VANDALISMO CONCEITUAL


Gravura de Goya alterada pelos Chapman


Juliana Monachesi
free-lance para a Folha

Os "bad boys" de pior reputação da arte contemporânea britânica acenderam o estopim da crítica novamente. Dando continuidade aos trabalhos em que se valem de obras de Goya, os artistas transformaram uma série de gravuras do artista espanhol em história em quadrinhos de mau gosto. A diferença é que, desta vez, a apropriação não foi apenas conceitual: Jake e Dinos Chapman (37 e 41 anos, respectivamente) interferiram diretamente nos originais de uma tiragem completa (80 gravuras) de "Desastres da Guerra" (adquirida por 40 mil euros há dois anos), colorindo com aquarela os rostos dos carrascos e de suas vítimas, transmutando-os em seres com cabeça de cachorro, macaco ou palhaço.
Narração hiper-realista da Guerra de Independência Espanhola diante da invasão francesa, os "Desastres" (1810-1815) -série da qual foi exposta uma parte na 23ª Bienal Internacional de São Paulo (1996)- denunciam a barbárie e o sentimento de profanação que o sacrifício inútil da vida humana produz.
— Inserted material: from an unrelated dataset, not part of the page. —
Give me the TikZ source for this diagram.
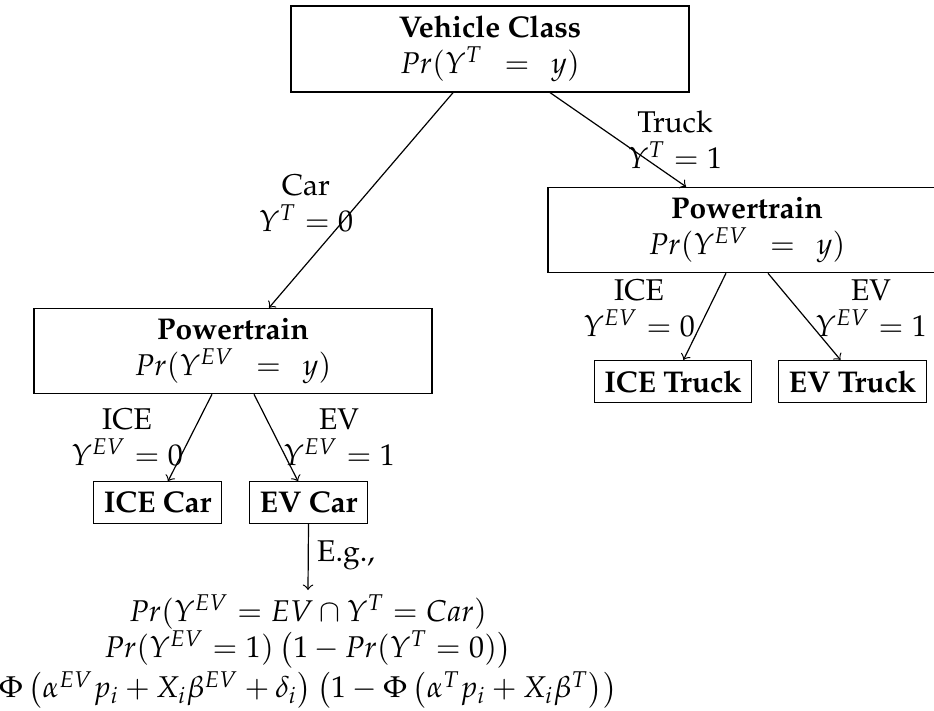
\documentclass[tikz,border=0pt]{standalone}
\usepackage[T1]{fontenc}
\usepackage{mathpazo}
\usetikzlibrary{arrows,positioning}

\tikzset{
	choice/.style={draw, align=center, minimum width=132.7pt},
	outcome/.style={draw, font=\bfseries},
	branch/.style={draw=none, fill=none, align=center},
}

\begin{document}
\begin{tikzpicture}[x=0.3333pt, y=-0.3333pt]
	\useasboundingbox (0,0) rectangle (934,710);
	
	\node[choice] (vclass) at (490,49) {\textbf{Vehicle Class}\\$Pr(Y^T \;\,=\;\, y)$};
	\node[choice] (ptcar) at (233,351) {\textbf{Powertrain}\\$Pr(Y^{EV} \;\,=\;\, y)$};
	\node[choice] (pttruck) at (747,230) {\textbf{Powertrain}\\$Pr(Y^{EV} \;\,=\;\, y)$};
	
	\node[outcome] (icecar) at (157.5,502.5) {ICE Car};
	\node[outcome] (evcar) at (308.5,502.5) {EV Car};
	\node[outcome] (icetruck) at (673,381.5) {ICE Truck};
	\node[outcome] (evtruck) at (852.5,381.5) {EV Truck};
	
	\node[branch] (lcar) at (306,203) {Car\\$Y^T = 0$};
	\node[branch] (ltruck) at (675,140) {Truck\\$Y^T = 1$};
	\node[branch] (lcarice) at (127,437) {ICE\\$Y^{EV} = 0$};
	\node[branch] (lcarev) at (339,437) {EV\\$Y^{EV} = 1$};
	\node[branch] (ltruckice) at (639,308) {ICE\\$Y^{EV} = 0$};
	\node[branch] (ltruckev) at (871,308) {EV\\$Y^{EV} = 1$};
	\node[branch] (leg) at (346,555) {E.g.,};
	
	\node[branch, anchor=north, inner sep=1.5pt] (formula) at (308,590) {$Pr(Y^{EV} = EV \cap Y^T = Car)$\\
		$Pr(Y^{EV} = 1)\left(1 - Pr(Y^T = 0)\right)$\\
		$\Phi\left(\alpha^{EV} p_i + X_i\beta^{EV} + \delta_i\right)\left(1 - \Phi\left(\alpha^T p_i + X_i\beta^T\right)\right)$};
	
	\draw[->] ([xshift=-12.3pt]vclass.south) -- ([xshift=12pt]ptcar.north);
	\draw[->] ([xshift=20pt]vclass.south) -- ([xshift=-20.3pt]pttruck.north);
	\draw[->] ([xshift=-7pt]ptcar.south) -- ([xshift=3.5pt]icecar.north);
	\draw[->] ([xshift=7pt]ptcar.south) -- ([xshift=-3.5pt]evcar.north);
	\draw[->] ([xshift=-7pt]pttruck.south) -- ([xshift=3.5pt]icetruck.north);
	\draw[->] ([xshift=7pt]pttruck.south) -- ([xshift=-4pt]evtruck.north);
	\draw[->] (evcar.south) -- (formula.north);
\end{tikzpicture}
\end{document}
Há mais de dez anos os irmãos Chapman se inspiram em obras de Goya, artista que classificam como "uma fonte da qual ainda há muito a vampirizar".
Para Jake Chapman, "aquilo que faz de Goya um artista apaixonante é, por um lado, a íntima contradição entre a influência artística exercida sobre ele pelo Iluminismo e, por outro, a violência cometida contra seu povo em nome da razão. Diz-se frequentemente que essa obra [os "Desastres da Guerra"] é uma representação do atroz. A meus olhos, Goya quis sobretudo expor o quanto a violência é necessária para a razão. Essas gravuras descrevem os mecanismos desta "moral esclarecida" pela qual a violência é um meio eficaz de demonstrar a necessidade absoluta de uma moldura ética".
Por fundamentados que estejam conceitualmente ao adulterar obras originais do gênio espanhol e por mais lastros na história da arte que se possam encontrar -desde o gesto iconoclasta de Duchamp ao colocar bigodes na "Monalisa" de Leonardo da Vinci até o "Desenho Apagado de De Kooning", por Rauschenberg-, as críticas à obra dos Chapman pulularam. Foram chamados de vândalos demoníacos e até de hereges. O conceituado crítico de arte australiano Robert Hughes, que acaba de concluir um livro sobre Goya, vociferou em entrevista ao jornal inglês "The Guardian": "Goya vai obviamente sobreviver a esses idiotas cujos nomes serão esquecidos em poucos anos... Talvez seja hora de eles colocarem cabeças de Mickey na Capela Sistina".
Expostas até o mês passado no Museu de Arte Moderna de Oxford, as gravuras alteradas pelos Chapman (e reintituladas "Insult to Injury") geraram até atentados contra os artistas: um homem não-identificado foi preso em maio depois de jogar um pote de tinta vermelha em Jake Chapman depois de um debate com o artista no museu onde ocorria a exposição e no qual muitos espectadores teriam feito críticas enfurecidas devido à intervenção na obra de Goya. Segundo relatos, o homem teria se levantado, dito que era espanhol e que os espanhóis amavam Goya e, então, lançado o pote contra o rosto do artista, que estava diante das gravuras.
Em depoimentos ao Mais!, historiadores da arte e críticos brasileiros relativizaram o "escândalo". Para Teixeira Coelho, curador e diretor do Museu de Arte Contemporânea da USP durante quatro anos, "a noção de patrimônio não é absoluta nem definitiva". À medida que alguém é proprietário de uma obra, possui um direito largo sobre ela e seu compromisso para com a humanidade é relativo. "É isso que o artista está dizendo: ele cria, ele destrói a arte; e, no campo da arte, é difícil negar esse ponto conceitual."
A maioria dos críticos analisa o trabalho na esteira de obras iconoclásticas à la Duchamp, denominando mesmo as gravuras de Chapman "retificações", em alusão aos "ready-mades retificados" do artista francês. "Não vejo dano ou vandalismo, vejo uma radicalização de ações e estratégias da história da arte. Quando Duchamp fez intervenções em reproduções de obras, o gesto já foi considerado revoltante. A intervenção na idéia do bem cultural pesa mais do que a intervenção no bem em si", afirma Teixeira Coelho.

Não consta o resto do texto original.